GET IT ALL
"Is there a downside to inheriting a home and property?" I asked, searching my husband's face for the answer neither one of us knew. Like most answers that are sought, it came in time. It turns out that an inheritance is much more than a house, land, or money. It covers everything loved one's leave their children. What you have is a choice.
Do I accept this inheritance or not?
To decline is not the path I know, because my husband and I said, "Yes". "Yes" was the answer to the building that was being taken back by nature and the home that held three generations of memory, and possessions. It was the answer to a lifetime of physical treasures and sixty years of Depression Era hoarding. It was the resounding answer to a well that had gone dry, but could flow at $112 a foot, 400 feet later, cool and crisp, and untainted by city requirements. It was the answer to the wisteria, roses, and hummingbird vines that smell of heaven, and sing reminders of my grandmother's fingers gently poking them into the soil, and of her absence, leaving them to rip through brick and pulling centennial trees onto the house. It was the answer to irreplaceable retro tile, chandeliers, and fixtures that floated magically over rotten, missing joist. "Yes", was the answer to ALL the family photos, myths of hardwood floors that lay under the carpet, a decade of mold, crumbling drywall, and door knobs that when rubbed clean were solid perfect brass. It was the answer to giant bedrooms, limitless living space, a homesteading dreamland, and more trips to the dump than evening stars on a clear night.

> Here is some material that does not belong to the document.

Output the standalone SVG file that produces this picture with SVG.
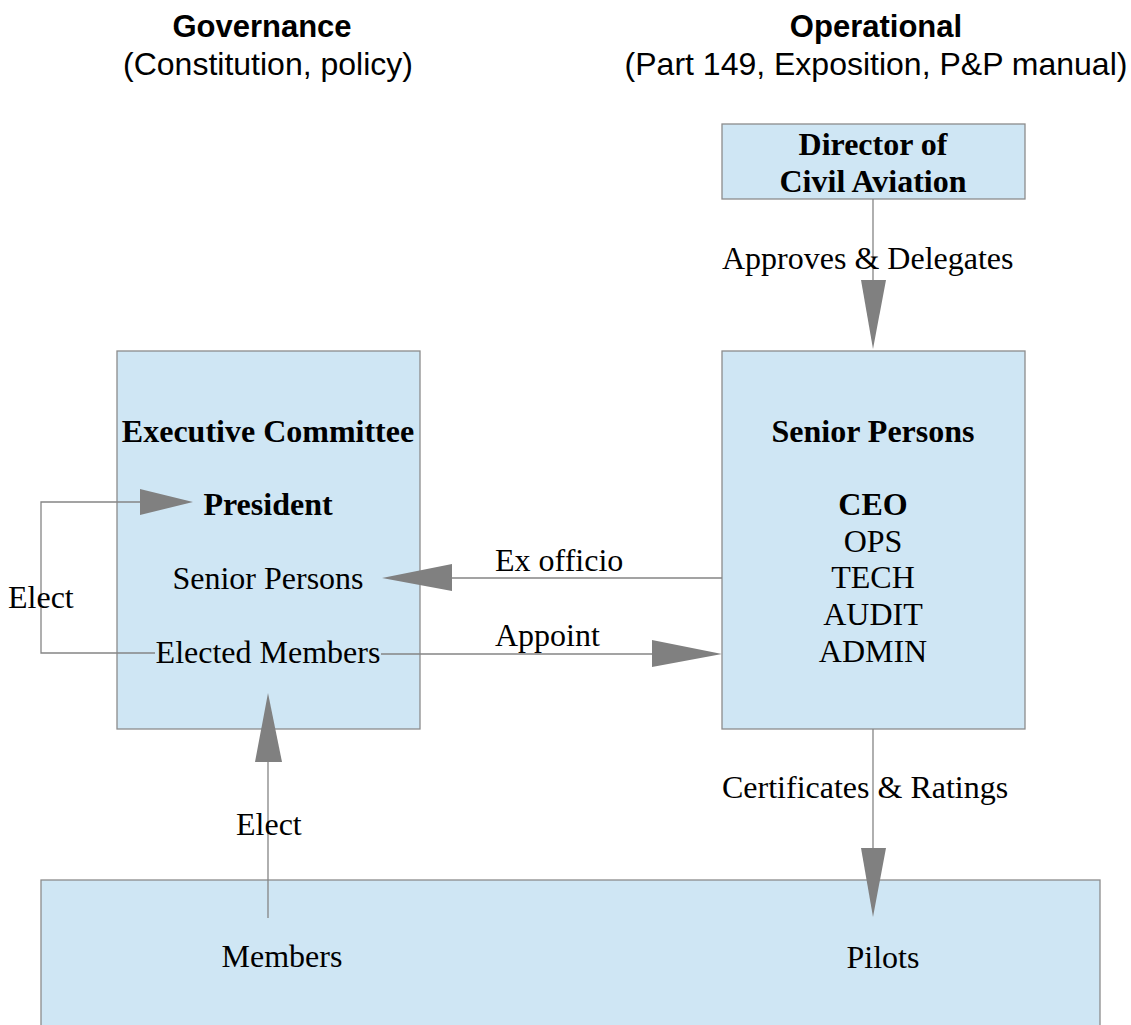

We joke, today, about the shamanic deaths we died trying to reconstruct the fullness of this inheritance into the gift it was intended to be. But the reality we live has become a metaphor for each of us who was raised by another human being, or was born of an organic body, and allowed to grow into adulthood to face the question, "Do you accept your inheritance?"
If you say "Yes", you get it ALL. The best of your beloved and the worst of their cyclical, selfish nature. These are two sides to the same coin. A coin can prove to be a heavy thing, a burden. It can hold the bearer back from their own divine destiny with the constant reminder that this is all you have, all you will ever have, and you must cling to it or be lost. In the same way, this coin can be the investment one springs from. Choosing to embrace, both the flaws and fortune of family, as foundational treasure created to propel you forward into all you can become.
I suppose you could just decline the entire offer and toss that coin, unfettered, into a parking lot, keeping your eyes fixed forward in search of trails to blaze to a fortune you created all on your own.
But this I know. Someday, a doe-eyed seeker will notice a glimmer on the pavement and stop to pick it up, thinking to themselves, "How lucky I am!"